Emotions often influence how we make decisions and react to situations. This can sometimes be a positive thing, but it can also be very negative. Emotions have the ability to cloud our judgment and can prevent us from looking at something from both sides, rationally. One example of this in Blindsight is in the prologue, when Pag freaks out after Siri defends Pag against bullies. Pag is in hysterics, asking Siri why he threw the rocks at the guys and Siri responds, “I was trying to help. (I didn’t understand why he couldn’t see that)” (pg 16). Pag insists that Siri isn’t the same anymore; “And now you’re different. It’s like, your mom and dad murdered you…” (pg. 16). If Pag had reacted without emotion and had taken a logical and reasonable approach to this situation, he would understand that Siri was just defending him. He would also acknowledge that Siri’s parents did what they thought was necessary and beneficial to their son by cutting out half of his brain to stop his epilepsy. But it is impossible to block out all of our emotions at all times- feelings are what make us human. Pag’s strong reaction and resistence to Siri was a completely normal human response. When Siri wonders “what it would be like to feel nothing at all”, he ponders the ability to make decisions without any emotional ties (obviously something that is very difficult to do). Perhaps if we were able to make choices without any regard to how we feel, we would ultimately make smarter choices that would have better outcomes (in several cases).

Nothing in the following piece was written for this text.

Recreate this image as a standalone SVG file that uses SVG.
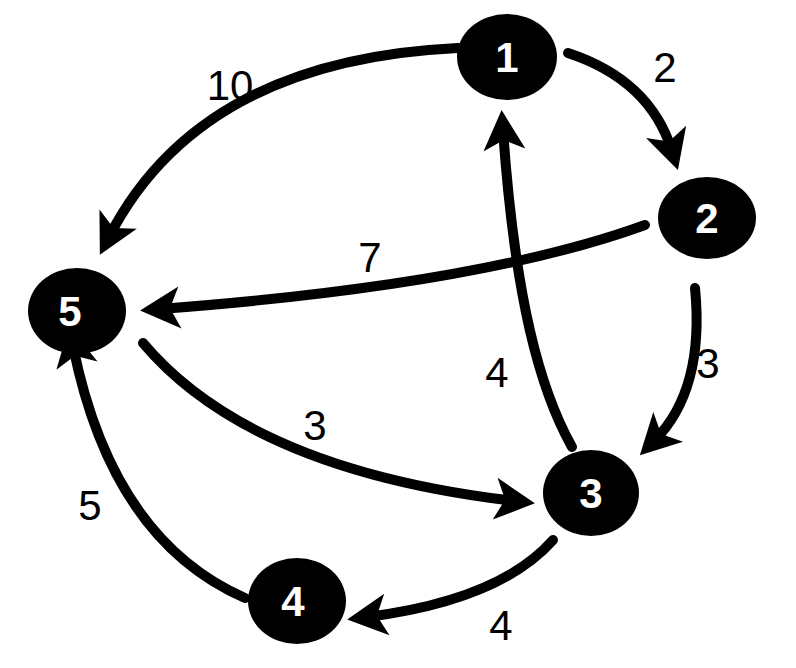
<svg xmlns="http://www.w3.org/2000/svg" width="796" height="668" viewBox="0 0 796 668">
<style>
.edge{fill:none;stroke:#000;stroke-width:10;stroke-linecap:round;marker-end:url(#ah)}
.node ellipse{fill:#000}
.node text{fill:#fff;font-family:"Liberation Sans",Arial,sans-serif;font-weight:bold;font-size:42px;text-anchor:middle}
.lbl{fill:#000;font-family:"Liberation Sans",Arial,sans-serif;font-size:42px;text-anchor:middle}
</style>
<defs>
<marker id="ah" markerUnits="userSpaceOnUse" markerWidth="46" markerHeight="46" refX="22" refY="23" orient="auto">
<path d="M2,2 L42,23 L2,44 L12,23 z" fill="#000"/>
</marker>
</defs>
<rect width="796" height="668" fill="#fff"/>
<g id="connectors">
<path class="edge" d="M568,53 Q650,80 672,151"/>
<path class="edge" d="M458,48 Q200,60 109,237"/>
<path class="edge" d="M645,225 Q480,285 160,309"/>
<path class="edge" d="M572,447 C540,390 515,300 503,130"/>
<path class="edge" d="M695,288 Q705,390 654,441"/>
<path class="edge" d="M143,343 Q250,470 515,501"/>
<path class="edge" d="M553,540 Q500,600 367,617"/>
<path class="edge" d="M245,598 Q112,540 73,346"/>
</g>
<g id="labels">
<text class="lbl" x="665" y="82">2</text>
<text class="lbl" x="230" y="100">10</text>
<text class="lbl" x="370" y="272">7</text>
<text class="lbl" x="497" y="387">4</text>
<text class="lbl" x="708" y="378">3</text>
<text class="lbl" x="315" y="440">3</text>
<text class="lbl" x="90" y="520">5</text>
<text class="lbl" x="501" y="640">4</text>
</g>
<g id="node1" class="node"><ellipse cx="507" cy="57" rx="50" ry="43"/><text x="507" y="72">1</text></g>
<g id="node2" class="node"><ellipse cx="707" cy="218" rx="49" ry="41"/><text x="707" y="233">2</text></g>
<g id="node3" class="node"><ellipse cx="591" cy="493" rx="48" ry="43"/><text x="591" y="508">3</text></g>
<g id="node4" class="node"><ellipse cx="297" cy="601" rx="49" ry="43"/><text x="293" y="616">4</text></g>
<g id="node5" class="node"><ellipse cx="77" cy="311" rx="49" ry="43"/><text x="70" y="326">5</text></g>
</svg>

This provocative statement is also a theme that is explored in the other novels we’ve read this semester, such as Frankenstein and Lilith’s Brood. In Frankenstein, Victor reacts with horror and disgust when his creature comes to life. Based on these emotions, he rejects his creation and refuses to teach him or take care of him. If Victor had responded to his creation calmly and rationally, they would’ve had a much better relationship and the creature would not have turned out to be a killing machine. In Lilith’s Brood, Lilith has a very hard time overcoming her fear toward the Oankali in the beginning of Dawn. If she had relied on reason, she would’ve realized early on that there was no reason to fear the Oankali because they were not hurting her and not threatening her life.

Science fiction explores the notion of having no emotions and making every decision based fully on reason, but no matter what we do, we can never fully escape our natural emotional processes; they are part of who we are. What makes us human.